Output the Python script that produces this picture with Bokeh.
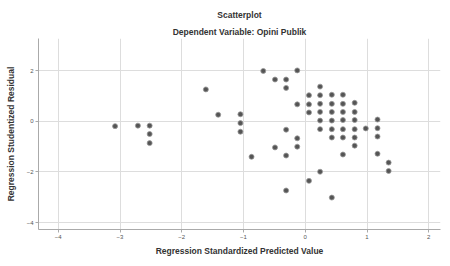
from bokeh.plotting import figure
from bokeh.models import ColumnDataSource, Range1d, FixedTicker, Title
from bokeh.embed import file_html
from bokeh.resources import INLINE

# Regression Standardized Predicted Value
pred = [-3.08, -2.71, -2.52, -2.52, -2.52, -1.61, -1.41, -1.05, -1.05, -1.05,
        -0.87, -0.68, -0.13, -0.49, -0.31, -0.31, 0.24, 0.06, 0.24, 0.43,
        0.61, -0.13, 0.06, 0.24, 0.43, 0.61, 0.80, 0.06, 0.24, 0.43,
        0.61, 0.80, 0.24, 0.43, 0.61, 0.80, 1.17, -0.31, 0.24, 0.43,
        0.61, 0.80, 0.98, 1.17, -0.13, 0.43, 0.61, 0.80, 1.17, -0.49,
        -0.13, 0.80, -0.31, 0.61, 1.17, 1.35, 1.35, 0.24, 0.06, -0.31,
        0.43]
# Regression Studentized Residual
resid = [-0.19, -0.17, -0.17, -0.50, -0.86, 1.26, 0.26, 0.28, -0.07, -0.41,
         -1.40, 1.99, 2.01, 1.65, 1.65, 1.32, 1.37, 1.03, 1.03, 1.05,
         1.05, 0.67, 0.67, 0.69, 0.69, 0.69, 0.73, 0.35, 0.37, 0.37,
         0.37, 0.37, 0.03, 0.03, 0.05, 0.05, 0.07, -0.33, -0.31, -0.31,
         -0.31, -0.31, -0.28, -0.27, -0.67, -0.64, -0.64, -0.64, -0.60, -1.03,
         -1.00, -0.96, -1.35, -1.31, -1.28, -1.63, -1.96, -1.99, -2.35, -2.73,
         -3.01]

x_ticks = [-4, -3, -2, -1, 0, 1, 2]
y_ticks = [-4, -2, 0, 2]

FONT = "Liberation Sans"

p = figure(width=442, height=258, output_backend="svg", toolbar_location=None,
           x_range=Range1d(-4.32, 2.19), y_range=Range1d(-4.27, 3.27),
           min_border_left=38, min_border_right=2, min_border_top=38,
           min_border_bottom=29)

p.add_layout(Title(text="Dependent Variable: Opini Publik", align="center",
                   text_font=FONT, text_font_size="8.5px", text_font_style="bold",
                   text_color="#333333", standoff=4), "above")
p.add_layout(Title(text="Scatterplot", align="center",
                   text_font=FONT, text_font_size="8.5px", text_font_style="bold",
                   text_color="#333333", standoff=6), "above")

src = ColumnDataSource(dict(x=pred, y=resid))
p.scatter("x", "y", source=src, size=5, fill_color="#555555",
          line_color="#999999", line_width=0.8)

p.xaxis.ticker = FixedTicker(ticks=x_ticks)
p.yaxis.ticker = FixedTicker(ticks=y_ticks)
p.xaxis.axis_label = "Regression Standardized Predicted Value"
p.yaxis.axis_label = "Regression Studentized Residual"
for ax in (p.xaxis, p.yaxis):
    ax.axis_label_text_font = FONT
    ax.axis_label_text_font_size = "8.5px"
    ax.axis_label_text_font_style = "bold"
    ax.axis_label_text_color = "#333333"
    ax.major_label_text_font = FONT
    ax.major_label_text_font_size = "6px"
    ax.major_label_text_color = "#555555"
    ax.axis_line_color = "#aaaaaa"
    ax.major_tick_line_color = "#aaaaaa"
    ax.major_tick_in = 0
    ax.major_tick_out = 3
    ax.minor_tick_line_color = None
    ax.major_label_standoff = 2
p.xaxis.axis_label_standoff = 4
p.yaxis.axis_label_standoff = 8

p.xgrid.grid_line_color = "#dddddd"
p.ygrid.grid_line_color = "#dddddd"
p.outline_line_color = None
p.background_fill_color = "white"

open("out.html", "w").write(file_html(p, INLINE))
☆ ☆ ☆ ☆
Extract, word for word, each line from the top of the data down to and including the line with "from bokeh.resources import INLINE"; skip the pictures.

**Reply to the task**
Output the Python script that produces this picture with Bokeh.
from bokeh.plotting import figure
from bokeh.models import ColumnDataSource, Range1d, FixedTicker, Title
from bokeh.embed import file_html
from bokeh.resources import INLINE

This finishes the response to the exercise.